For project based businesses in the construction industry in particular, the problem of being over exposed on a project, or with a specific customer is very common.
Also common is payment disputes, customers going bust or exceptionally long lead times to bill settlement.
Whilst it easy to say have more customers or negotiate better terms at the outset, these types of relationships are often offered by the customer on a 'take it or leave it' basis.
For businesses that take on this type of risk with their eyes fully open and are aware of the risks they are taking, the risk can be managed.
Phased billing can be used to keep the cash flowing in and the contract can be structured to allow withdrawl of services if payment is not made on time.
However, if the main contractor goes bust (it happens - remember Carillion) your future may be in the lap of the gods.
Keeping the part of your business you are risking to no more than 20% to 25% (of your total turnover) should mean that the loss associated with a customer failing on you will be tough, but survivable.
Most people will recognise the problem with only having one customer.

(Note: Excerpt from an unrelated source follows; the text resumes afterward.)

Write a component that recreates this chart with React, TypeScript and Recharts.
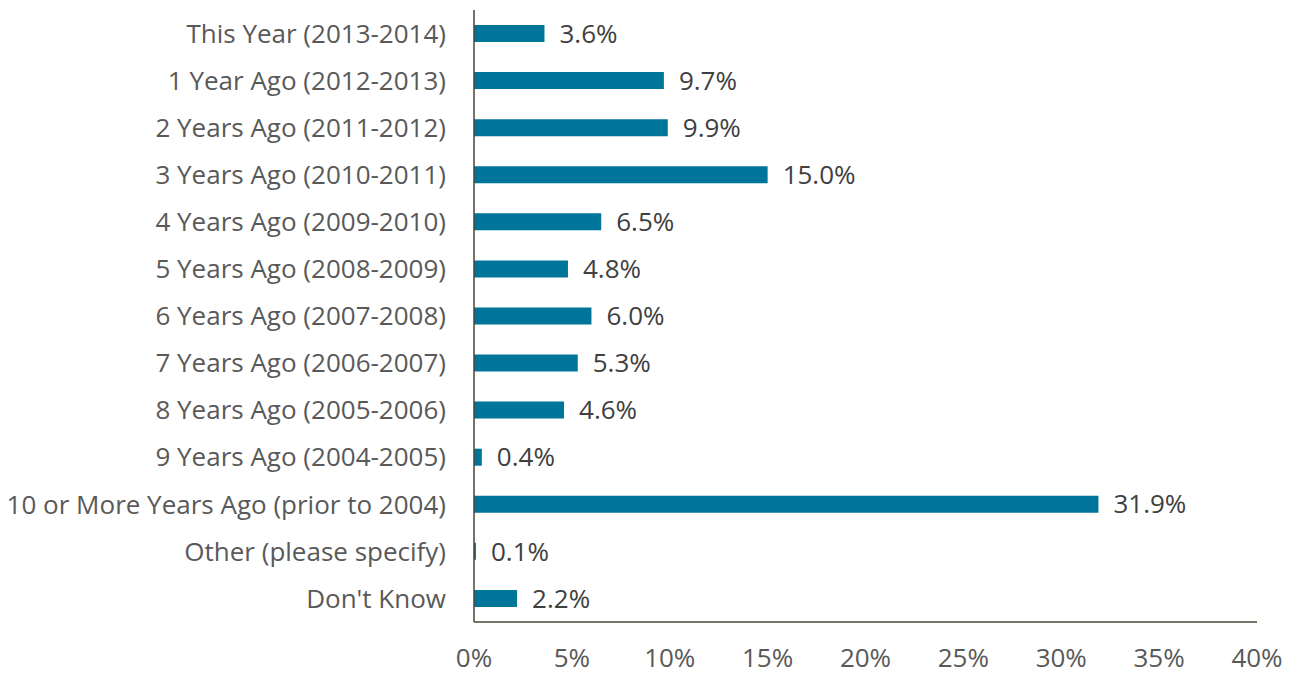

If the customer goes bust you go bust too - that is usually the case.
Yet it is surprising how many people build businesses on the back of a subcontract supplier relationship to a single customer.

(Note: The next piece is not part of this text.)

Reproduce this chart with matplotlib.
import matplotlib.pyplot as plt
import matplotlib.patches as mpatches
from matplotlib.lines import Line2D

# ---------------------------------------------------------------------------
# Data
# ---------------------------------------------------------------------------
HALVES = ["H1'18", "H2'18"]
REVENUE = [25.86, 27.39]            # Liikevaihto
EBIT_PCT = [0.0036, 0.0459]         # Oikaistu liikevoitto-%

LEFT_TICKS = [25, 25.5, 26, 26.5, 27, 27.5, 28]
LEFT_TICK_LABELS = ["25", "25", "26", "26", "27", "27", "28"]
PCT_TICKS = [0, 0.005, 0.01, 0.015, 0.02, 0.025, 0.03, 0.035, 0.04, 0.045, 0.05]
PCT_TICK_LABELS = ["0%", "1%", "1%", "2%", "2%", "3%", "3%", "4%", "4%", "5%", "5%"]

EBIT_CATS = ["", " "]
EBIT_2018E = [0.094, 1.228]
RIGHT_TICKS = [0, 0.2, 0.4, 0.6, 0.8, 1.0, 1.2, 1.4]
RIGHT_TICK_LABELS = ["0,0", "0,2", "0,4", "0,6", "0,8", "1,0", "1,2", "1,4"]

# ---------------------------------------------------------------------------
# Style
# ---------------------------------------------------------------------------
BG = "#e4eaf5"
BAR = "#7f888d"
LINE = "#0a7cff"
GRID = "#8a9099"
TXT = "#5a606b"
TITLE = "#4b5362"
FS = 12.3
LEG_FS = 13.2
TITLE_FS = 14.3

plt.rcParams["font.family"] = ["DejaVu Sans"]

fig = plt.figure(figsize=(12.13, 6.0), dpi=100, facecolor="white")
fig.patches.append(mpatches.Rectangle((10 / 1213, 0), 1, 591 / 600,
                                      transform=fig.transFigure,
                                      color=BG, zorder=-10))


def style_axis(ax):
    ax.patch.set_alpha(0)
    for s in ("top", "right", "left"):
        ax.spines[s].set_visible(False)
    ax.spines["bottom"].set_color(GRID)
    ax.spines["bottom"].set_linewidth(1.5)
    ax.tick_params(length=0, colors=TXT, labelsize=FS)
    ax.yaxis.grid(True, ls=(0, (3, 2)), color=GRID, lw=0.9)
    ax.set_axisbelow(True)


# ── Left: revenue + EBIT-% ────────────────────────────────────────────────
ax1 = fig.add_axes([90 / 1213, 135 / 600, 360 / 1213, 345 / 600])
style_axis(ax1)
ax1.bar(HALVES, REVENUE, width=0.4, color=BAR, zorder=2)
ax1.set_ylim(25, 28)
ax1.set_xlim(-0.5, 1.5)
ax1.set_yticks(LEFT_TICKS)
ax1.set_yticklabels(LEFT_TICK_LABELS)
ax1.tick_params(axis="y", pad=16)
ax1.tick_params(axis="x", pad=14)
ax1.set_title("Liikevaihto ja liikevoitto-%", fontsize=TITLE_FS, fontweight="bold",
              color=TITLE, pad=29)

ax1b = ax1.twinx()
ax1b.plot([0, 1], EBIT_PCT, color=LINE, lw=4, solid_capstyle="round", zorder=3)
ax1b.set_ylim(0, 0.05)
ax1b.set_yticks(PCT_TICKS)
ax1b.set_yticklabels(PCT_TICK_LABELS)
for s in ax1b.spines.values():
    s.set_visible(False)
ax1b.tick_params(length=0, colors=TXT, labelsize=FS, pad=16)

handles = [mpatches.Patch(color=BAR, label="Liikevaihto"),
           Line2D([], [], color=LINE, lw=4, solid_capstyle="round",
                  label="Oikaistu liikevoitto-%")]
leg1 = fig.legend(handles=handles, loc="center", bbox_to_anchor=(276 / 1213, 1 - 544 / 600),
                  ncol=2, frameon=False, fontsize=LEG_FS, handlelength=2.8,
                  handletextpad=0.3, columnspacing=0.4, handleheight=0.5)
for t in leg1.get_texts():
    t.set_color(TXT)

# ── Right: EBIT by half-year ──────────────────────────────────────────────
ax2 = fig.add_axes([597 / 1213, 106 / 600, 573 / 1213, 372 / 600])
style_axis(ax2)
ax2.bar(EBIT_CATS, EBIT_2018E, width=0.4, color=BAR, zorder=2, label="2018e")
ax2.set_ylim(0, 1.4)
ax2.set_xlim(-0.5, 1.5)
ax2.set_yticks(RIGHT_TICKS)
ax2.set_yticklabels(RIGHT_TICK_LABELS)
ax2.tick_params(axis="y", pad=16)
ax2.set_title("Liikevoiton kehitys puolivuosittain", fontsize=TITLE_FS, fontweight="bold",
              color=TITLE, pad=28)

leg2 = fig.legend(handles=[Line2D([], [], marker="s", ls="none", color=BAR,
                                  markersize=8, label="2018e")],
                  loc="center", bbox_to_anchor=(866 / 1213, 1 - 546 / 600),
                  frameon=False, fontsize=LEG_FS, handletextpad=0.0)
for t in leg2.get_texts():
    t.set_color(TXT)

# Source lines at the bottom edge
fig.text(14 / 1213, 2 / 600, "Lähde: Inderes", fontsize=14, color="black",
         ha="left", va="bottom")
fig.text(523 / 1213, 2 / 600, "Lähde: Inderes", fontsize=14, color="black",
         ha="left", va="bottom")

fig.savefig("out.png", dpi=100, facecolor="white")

The only good thing about this is the relationship is clear, the risk is exposed and a conscious decision has been made to accept the risk.
A less good situation is where the company has 10 customer say, but one of those customers is responsible for 80% of turnover. In this situation it can be easier to ignore the risk. When the fall comes it is more of a shock, but probably no less devastating than if the customer had been supplying 100% of the business. The result is the same - the business cannot survive the shock.

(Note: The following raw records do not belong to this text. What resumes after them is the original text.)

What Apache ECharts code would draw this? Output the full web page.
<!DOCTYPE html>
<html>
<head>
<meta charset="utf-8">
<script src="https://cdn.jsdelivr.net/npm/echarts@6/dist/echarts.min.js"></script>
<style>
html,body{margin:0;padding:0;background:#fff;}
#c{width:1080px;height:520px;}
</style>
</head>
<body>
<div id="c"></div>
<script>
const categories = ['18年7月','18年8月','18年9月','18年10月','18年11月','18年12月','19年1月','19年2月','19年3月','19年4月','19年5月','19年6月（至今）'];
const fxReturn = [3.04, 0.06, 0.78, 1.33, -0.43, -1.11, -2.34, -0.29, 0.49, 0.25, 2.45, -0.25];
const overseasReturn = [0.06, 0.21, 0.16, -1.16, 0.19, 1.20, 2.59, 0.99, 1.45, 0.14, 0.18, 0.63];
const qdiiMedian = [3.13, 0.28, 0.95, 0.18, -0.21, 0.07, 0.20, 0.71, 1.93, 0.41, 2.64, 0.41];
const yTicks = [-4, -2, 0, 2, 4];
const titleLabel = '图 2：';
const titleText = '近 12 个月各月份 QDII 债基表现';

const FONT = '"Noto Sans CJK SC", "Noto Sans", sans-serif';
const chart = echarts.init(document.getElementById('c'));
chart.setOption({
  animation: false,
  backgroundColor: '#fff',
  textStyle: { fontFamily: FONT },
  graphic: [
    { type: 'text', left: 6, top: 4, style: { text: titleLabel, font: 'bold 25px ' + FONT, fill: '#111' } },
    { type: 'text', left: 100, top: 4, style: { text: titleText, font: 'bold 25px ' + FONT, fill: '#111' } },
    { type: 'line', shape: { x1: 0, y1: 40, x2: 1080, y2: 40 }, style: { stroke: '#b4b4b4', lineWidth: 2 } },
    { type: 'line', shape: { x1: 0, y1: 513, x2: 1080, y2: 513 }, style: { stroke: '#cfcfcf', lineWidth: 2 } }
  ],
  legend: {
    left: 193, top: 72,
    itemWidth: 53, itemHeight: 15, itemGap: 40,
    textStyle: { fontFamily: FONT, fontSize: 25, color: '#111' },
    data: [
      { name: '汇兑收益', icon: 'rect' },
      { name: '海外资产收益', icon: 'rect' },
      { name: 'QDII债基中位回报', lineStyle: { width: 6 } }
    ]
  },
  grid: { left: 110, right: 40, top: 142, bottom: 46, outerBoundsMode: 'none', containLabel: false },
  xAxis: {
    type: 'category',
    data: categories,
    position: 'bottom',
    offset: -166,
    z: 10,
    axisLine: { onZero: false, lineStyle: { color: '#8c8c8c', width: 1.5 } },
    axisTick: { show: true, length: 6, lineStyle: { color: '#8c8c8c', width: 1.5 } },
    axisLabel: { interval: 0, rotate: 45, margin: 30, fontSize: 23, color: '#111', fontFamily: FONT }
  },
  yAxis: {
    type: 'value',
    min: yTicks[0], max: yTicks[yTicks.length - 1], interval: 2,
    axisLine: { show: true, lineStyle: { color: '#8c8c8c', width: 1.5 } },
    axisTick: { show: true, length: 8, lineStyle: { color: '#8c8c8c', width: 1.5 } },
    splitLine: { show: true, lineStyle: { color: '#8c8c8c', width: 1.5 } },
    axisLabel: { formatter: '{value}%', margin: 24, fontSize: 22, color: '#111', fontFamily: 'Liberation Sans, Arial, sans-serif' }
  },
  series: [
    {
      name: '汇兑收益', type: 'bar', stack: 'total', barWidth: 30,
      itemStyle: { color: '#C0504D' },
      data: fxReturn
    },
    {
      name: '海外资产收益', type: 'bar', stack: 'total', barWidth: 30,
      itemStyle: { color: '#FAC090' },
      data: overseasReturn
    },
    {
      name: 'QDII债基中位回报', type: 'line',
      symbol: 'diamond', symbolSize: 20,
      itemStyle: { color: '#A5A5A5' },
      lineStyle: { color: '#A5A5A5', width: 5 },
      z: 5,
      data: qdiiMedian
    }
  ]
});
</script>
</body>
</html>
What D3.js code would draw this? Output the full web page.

These relationships are relatively clear and as a rule of thumb it is wiser if a single customer does not contribute more than about 20% of business overall. For most solvent businesses, the loss of 20% of their custom would be a nasty shock, but survivable.
What is often less clear is where a business has many customers, but a single channel of getting to them.
So let's say you are selling online through Ebay. You have a good reputation and people regularly buy from you, or perhaps the reviews you are getting means an ever increasing chance of making a sale on a particular search. Then one day Ebay changes their rules, or you do something in error that breaches the Ebay terms and conditions and your account is suspended. The business is gone.
The channel was in fact the customer and you have lost it. The most risky set-up in this respect is selling on your own website and relying 100% on search queries on Google to be found. A change to the search rules has seen many well established businesses disappear from search results overnight.
So, a bit like dealing with customers, it makes sense to limit exposure to specific sales and marketing channels to no more than 20% to limit the impact a change of rules, or accidebtal rule infringement can make on the business.